Davis: No, actually, I think they interviewed around thirty people. Bob Castle could tell you the exact number. But I remember it was a lot. They didn't let everybody interview. Every organization, every division in MOD, and then our contractors screened who got to do the interview. They asked for people that were interested, then each division chief went through, I think, and said, "Okay, these people can apply for a job," based on their background and the necessity of them in other jobs and things like that. So I think they wound up with about thirty interviews.

They wound up conducting it, it was Gary Coen and Bob Castle did the interview in Gary's office down here at the end of the hall. It was like a flight director interview. They asked the same kind of questions that they did in flight director interview. They asked around about people to see how they worked with people and how they got along with them, and were they committed to the job and those kinds of things. So they did it almost identical to the flight director interview.

Wright: What did they tell you that the RIO job would be?

Davis: The way I remember it, there were a lot of different versions of what the RIO was going to be, everything from assistant flight director to just somebody that's mimicking what everybody else tells them. In reality, the job wound up being something in between, trying to be a cognizant as you could of what was going on on the flight control team and figuring out which of that we should tell the Russians. Not to withhold information, but that it wasn't relevant to their decision-making processes. And then to do the reverse.

They had a person in their control center that was doing the same thing, which was aide to the flight director. The Russian acronym was PRP. So you'd have to take what he told you and figure out the relevance to the decisions that we were making in the control center and then pass those along to either the flight director or the appropriate person on the flight control team.

Wright: You're like a right-hand person to people in the Mission Control Center?

Davis: Yes. It was a way to simplify the interface between the two control teams. We plan to use them for the station, just because if you have two flight control teams, you do want everybody talking to everybody else. You want our environmental specialists to be able to talk to their environmental specialists. But as far as marching down the road of executing the mission, you need somebody that's going to keep each control center in sync, because you can go off forty directions with everybody doing their same thing. You have that problem anyway with one flight control team. So with two, you needed, I guess you'd call it a sync pulse. Keep the control teams in line. That's kind of what the RIO and the PRP did.

Wright: Kind of developed your job as you went through it?

Davis: Yes.

Wright: It was more than on-the-job training.

Davis: Yes.

Wright: It was on-the-job job.

Davis: Yes. Since it was a new concept position, we had to start from scratch on everything: console, procedures, everything from making sure there was a hole-puncher to training interpreters. We weren't sure what we were going to have to do when we started the job, what it was going to take. We soon found out that we were going to be teaching interpreters basic Shuttle training classes. We had to figure out how to certify the interpreters and get them all trained, and how we were going to simulate the Russians when they weren't really in a simulation with us.

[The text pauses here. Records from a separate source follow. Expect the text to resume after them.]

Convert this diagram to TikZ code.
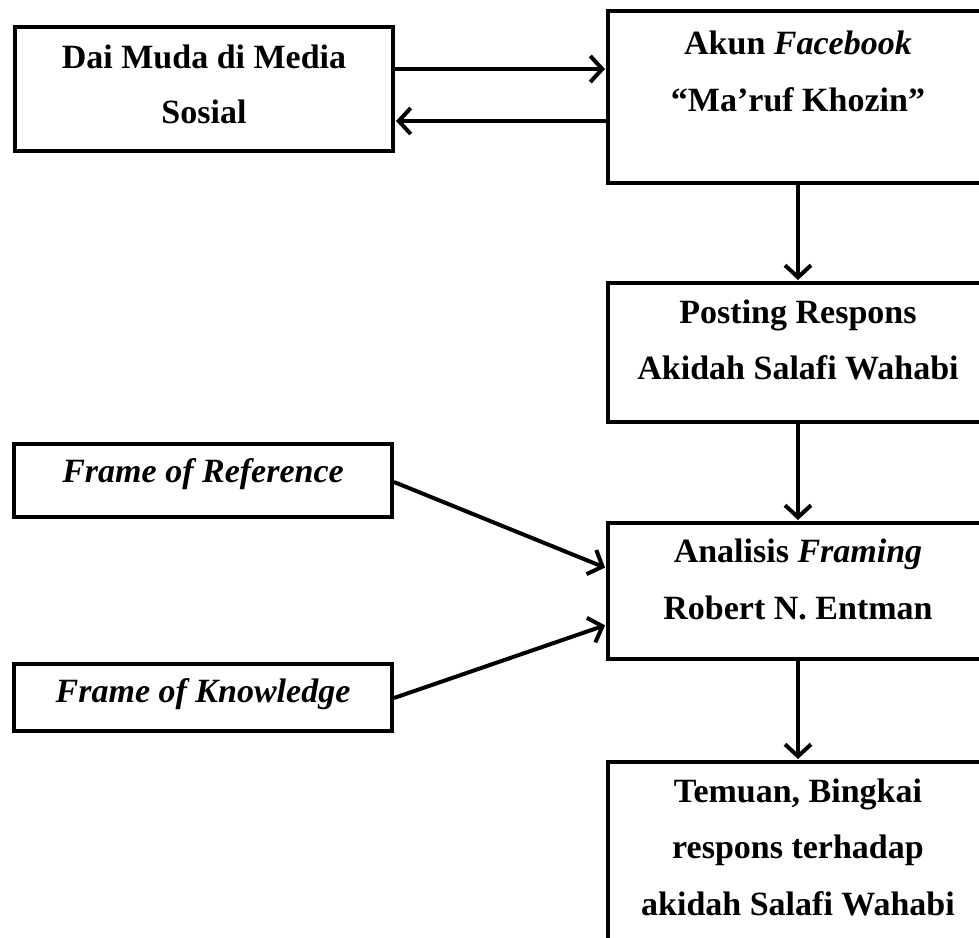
\documentclass[tikz,border=0pt]{standalone}
\usepackage{fontspec}
\setmainfont{Liberation Serif}
\usetikzlibrary{arrows.meta}
\begin{document}
\begin{tikzpicture}[x=1pt,y=-1pt,
  boxnode/.style={draw=black, line width=4pt, fill=white, inner sep=0pt, rectangle},
  txt/.style={anchor=base, inner sep=0pt, font=\bfseries\fontsize{34}{40}\selectfont},
  conn/.style={line width=4pt, -{Straight Barb[length=12pt,width=26pt]}, shorten >=1pt}
]
\path[use as bounding box, clip] (0,0) rectangle (979,937);
\fill[white] (0,0) rectangle (979,937);

% boxes
\node[boxnode, minimum width=378pt, minimum height=124pt] (b1) at (204,89) {};
\node[boxnode, minimum width=380pt, minimum height=172pt] (b2) at (798,97) {};
\node[boxnode, minimum width=380pt, minimum height=139pt] (b3) at (798,352.5) {};
\node[boxnode, minimum width=378pt, minimum height=73pt] (b4) at (203,480.5) {};
\node[boxnode, minimum width=380pt, minimum height=136pt] (b5) at (798,591) {};
\node[boxnode, minimum width=378pt, minimum height=67pt] (b6) at (203,697.5) {};
\node[boxnode, minimum width=380pt, minimum height=200pt] (b7) at (798,862) {};

% texts
\node[txt] (t1a) at (204,68) {Dai Muda di Media};
\node[txt] (t1b) at (204,123) {Sosial};
\node[txt] (t2a) at (798,54) {Akun \textit{Facebook}};
\node[txt] (t2b) at (798,111) {“Ma’ruf Khozin”};
\node[txt] (t3a) at (798,323) {Posting Respons};
\node[txt] (t3b) at (798,379) {Akidah Salafi Wahabi};
\node[txt] (t4) at (203,482) {\textit{Frame of Reference}};
\node[txt] (t5a) at (798,562) {Analisis \textit{Framing}};
\node[txt] (t5b) at (798,619) {Robert N. Entman};
\node[txt] (t6) at (203,702) {\textit{Frame of Knowledge}};
\node[txt] (t7a) at (798,802) {Temuan, Bingkai};
\node[txt] (t7b) at (798,858) {respons terhadap};
\node[txt] (t7c) at (798,915) {akidah Salafi Wahabi};

% connectors
\draw[conn] ([yshift=20pt]b1.east) -- ([yshift=28pt]b2.west);
\draw[conn] ([yshift=-24pt]b2.west) -- ([yshift=-32pt]b1.east);
\draw[conn] (b2.south) -- (b3.north);
\draw[conn] (b3.south) -- (b5.north);
\draw[conn] (b5.south) -- (b7.north);
\draw[conn] ([yshift=-1.5pt]b4.east) -- ([yshift=23pt]b5.west);
\draw[conn] ([yshift=-0.5pt]b6.east) -- ([yshift=-34pt]b5.west);
\end{tikzpicture}
\end{document}
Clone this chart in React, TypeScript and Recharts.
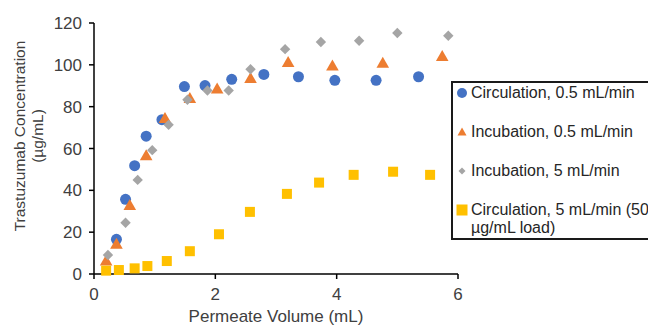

We wound up training ourselves. We'd have one RIO that was part of the flight control team and his interpreter. Then over in the training area where the rest of the training team sit, we'd have another RIO and another interpreter, being Moscow. We would help write the scripts and be a part of the training team. Then when it was your turn to train on the flight, you'd switch with someone.

There was one particular PRP that they had, sometimes it was difficult to get agreement out of him on things, and you didn't understand why not. It wasn't like, "Yes, we understand why you don't agree." It was like, "Why are you disagreeing with us?" We always tried to emulate him when we were on the simulation side. When we were training one class of interpreters, they were like, "Why are you doing that? That's so negative training. You're being difficult when you know these people are not going to be difficult to work with."

The first time that person sat down and the person we were simulating was really on the other end of the line they said, "Gosh, this is just like in the simulations." We all laughed about it, because we knew. I mean, we didn't make it up. We were just trying to be as difficult as he was trying to be.

Wright: The training was realistic.

Davis: Yes, it was. As I was saying, the RIO job, we really, we built it from the ground floor. We really did. We had to put together the procedures we had to do and what books we needed. Then there were other things that we wound up branching out into that we didn't expect. We traded consultants back and forth. We would send three or four of our specialists to Moscow for the mission and they would send a cadre of their specialists over here.

We wound up escorting them, getting them badged, getting them log-on IDs to the computer. Then because we were working in the flight control team and they were off in a back room called customer support room, we didn't allow them to go escorted in and out of the building. It's just one of the security rules we have. So we wound up having other people in MOD, who were interested in working with the Russians, escort them around. Really, they were like our back room. If we needed to talk to somebody on the consultant group, we needed to be able to explain to the person back there--we called them groundhogs--what we wanted and who we wanted and what technical material we were looking for. So they were our helpers in the back room. Some of those people wound up being selected for RIOs during subsequent selection processes.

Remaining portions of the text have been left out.